• **STATED GOAL**: List each line of the data that holds the string "chart".

• **MATERIAL**:
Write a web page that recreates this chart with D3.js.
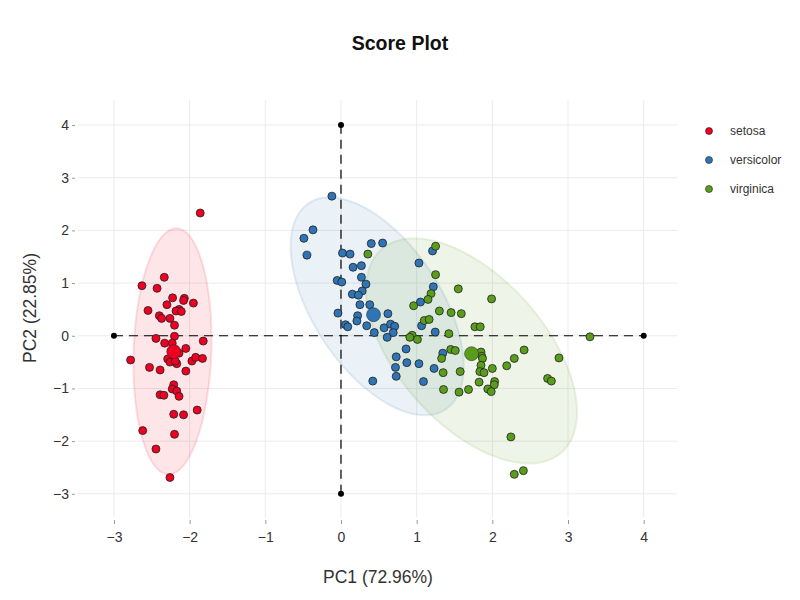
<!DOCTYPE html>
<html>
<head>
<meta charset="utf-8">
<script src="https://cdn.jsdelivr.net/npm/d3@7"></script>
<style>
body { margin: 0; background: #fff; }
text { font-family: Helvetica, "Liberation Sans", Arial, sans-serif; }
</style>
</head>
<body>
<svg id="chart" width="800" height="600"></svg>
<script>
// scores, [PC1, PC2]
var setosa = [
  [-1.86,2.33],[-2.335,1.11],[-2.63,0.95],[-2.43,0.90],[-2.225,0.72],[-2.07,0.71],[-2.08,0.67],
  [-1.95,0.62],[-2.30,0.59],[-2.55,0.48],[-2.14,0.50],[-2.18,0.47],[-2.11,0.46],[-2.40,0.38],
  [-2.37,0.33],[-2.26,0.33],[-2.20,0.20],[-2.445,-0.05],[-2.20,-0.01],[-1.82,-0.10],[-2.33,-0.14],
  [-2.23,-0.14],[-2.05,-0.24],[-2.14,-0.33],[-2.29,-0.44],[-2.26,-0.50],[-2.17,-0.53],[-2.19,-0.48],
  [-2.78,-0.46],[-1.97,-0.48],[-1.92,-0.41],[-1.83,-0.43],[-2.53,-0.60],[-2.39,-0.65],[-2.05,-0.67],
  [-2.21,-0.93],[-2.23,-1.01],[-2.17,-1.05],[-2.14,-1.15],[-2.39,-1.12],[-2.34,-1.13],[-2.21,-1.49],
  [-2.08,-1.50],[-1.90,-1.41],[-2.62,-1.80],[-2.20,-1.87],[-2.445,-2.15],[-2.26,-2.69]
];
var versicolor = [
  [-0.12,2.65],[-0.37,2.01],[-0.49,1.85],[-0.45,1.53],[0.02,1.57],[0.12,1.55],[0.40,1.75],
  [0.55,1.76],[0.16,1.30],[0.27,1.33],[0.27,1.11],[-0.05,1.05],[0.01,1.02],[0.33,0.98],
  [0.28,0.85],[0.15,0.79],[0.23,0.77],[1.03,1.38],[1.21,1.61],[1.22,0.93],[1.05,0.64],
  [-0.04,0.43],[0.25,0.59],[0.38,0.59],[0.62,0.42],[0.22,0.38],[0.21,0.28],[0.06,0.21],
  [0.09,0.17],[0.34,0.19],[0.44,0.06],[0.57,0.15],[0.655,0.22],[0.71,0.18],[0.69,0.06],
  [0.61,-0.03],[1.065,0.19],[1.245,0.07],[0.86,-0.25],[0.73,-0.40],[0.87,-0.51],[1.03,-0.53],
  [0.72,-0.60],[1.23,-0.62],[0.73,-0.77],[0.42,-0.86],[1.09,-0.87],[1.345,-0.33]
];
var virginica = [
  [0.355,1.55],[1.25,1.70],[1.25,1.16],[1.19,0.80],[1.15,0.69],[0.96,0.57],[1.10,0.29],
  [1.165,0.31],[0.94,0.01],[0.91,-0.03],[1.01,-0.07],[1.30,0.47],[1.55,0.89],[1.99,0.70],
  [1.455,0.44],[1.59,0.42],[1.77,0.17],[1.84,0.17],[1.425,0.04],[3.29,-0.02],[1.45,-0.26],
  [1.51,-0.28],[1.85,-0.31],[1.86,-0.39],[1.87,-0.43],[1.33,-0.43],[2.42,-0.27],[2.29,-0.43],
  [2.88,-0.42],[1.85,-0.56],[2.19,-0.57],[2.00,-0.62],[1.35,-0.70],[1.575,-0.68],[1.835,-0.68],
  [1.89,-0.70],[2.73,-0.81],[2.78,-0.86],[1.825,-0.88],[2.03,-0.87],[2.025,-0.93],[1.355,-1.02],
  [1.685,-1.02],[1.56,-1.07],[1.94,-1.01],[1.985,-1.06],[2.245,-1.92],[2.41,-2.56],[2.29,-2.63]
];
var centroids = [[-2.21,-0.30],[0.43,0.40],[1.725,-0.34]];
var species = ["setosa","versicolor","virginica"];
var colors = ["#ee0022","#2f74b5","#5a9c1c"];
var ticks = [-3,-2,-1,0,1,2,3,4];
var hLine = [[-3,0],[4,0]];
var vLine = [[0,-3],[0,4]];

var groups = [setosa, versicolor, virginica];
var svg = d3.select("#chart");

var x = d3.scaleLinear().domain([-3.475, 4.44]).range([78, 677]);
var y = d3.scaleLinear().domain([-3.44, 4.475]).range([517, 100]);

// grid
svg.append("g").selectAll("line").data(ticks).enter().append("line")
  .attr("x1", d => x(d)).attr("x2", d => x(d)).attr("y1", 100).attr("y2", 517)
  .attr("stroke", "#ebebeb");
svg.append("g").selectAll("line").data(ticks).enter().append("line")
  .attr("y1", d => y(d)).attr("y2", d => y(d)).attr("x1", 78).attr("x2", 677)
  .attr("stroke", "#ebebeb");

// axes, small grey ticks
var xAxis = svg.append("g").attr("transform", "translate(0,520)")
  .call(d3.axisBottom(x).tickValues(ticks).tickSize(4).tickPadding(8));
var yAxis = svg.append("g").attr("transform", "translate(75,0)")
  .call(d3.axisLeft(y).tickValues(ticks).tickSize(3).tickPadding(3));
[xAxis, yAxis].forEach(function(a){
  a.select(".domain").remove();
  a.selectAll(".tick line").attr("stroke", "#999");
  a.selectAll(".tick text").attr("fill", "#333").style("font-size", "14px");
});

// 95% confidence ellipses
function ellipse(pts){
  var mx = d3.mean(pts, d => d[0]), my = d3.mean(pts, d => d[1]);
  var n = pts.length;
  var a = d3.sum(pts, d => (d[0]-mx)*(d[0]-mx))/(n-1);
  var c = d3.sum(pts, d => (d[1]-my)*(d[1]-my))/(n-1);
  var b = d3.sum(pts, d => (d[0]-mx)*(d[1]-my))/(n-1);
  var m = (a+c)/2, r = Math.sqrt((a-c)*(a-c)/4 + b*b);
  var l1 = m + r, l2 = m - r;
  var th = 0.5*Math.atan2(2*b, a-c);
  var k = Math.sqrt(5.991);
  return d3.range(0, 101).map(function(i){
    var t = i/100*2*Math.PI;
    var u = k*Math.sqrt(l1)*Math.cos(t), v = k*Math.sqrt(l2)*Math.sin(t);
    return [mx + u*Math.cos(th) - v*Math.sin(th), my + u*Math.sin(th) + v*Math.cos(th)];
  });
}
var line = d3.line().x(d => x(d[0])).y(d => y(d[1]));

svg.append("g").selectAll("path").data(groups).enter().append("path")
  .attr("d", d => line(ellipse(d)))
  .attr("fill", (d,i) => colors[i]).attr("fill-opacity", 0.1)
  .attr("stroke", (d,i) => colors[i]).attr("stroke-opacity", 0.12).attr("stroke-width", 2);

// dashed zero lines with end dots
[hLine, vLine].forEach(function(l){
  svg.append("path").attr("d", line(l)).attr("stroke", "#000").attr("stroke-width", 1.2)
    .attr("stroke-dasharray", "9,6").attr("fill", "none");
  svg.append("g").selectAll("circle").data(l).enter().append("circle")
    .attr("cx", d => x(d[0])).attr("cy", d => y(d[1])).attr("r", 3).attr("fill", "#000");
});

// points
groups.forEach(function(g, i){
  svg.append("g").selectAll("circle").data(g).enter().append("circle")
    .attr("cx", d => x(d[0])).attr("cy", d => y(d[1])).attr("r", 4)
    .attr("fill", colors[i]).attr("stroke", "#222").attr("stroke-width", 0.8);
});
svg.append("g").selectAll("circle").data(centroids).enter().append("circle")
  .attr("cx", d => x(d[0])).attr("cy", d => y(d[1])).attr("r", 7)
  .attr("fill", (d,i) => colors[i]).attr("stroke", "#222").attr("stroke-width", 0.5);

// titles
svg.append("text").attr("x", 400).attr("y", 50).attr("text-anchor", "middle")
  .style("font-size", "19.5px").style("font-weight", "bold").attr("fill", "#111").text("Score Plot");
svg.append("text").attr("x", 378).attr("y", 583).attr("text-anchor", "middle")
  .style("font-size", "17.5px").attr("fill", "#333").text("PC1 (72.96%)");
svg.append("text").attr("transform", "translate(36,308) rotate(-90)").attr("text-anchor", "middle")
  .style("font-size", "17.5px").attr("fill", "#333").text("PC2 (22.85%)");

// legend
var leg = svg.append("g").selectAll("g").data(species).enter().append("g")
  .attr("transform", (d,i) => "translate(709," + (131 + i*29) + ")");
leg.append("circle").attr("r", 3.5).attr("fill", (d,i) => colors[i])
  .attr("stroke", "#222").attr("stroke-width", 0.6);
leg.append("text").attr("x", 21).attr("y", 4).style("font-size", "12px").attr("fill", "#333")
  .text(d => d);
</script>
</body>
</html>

• **EXERCISE RESULT**:
Write a web page that recreates this chart with D3.js.
<svg id="chart" width="800" height="600"></svg>
var svg = d3.select("#chart");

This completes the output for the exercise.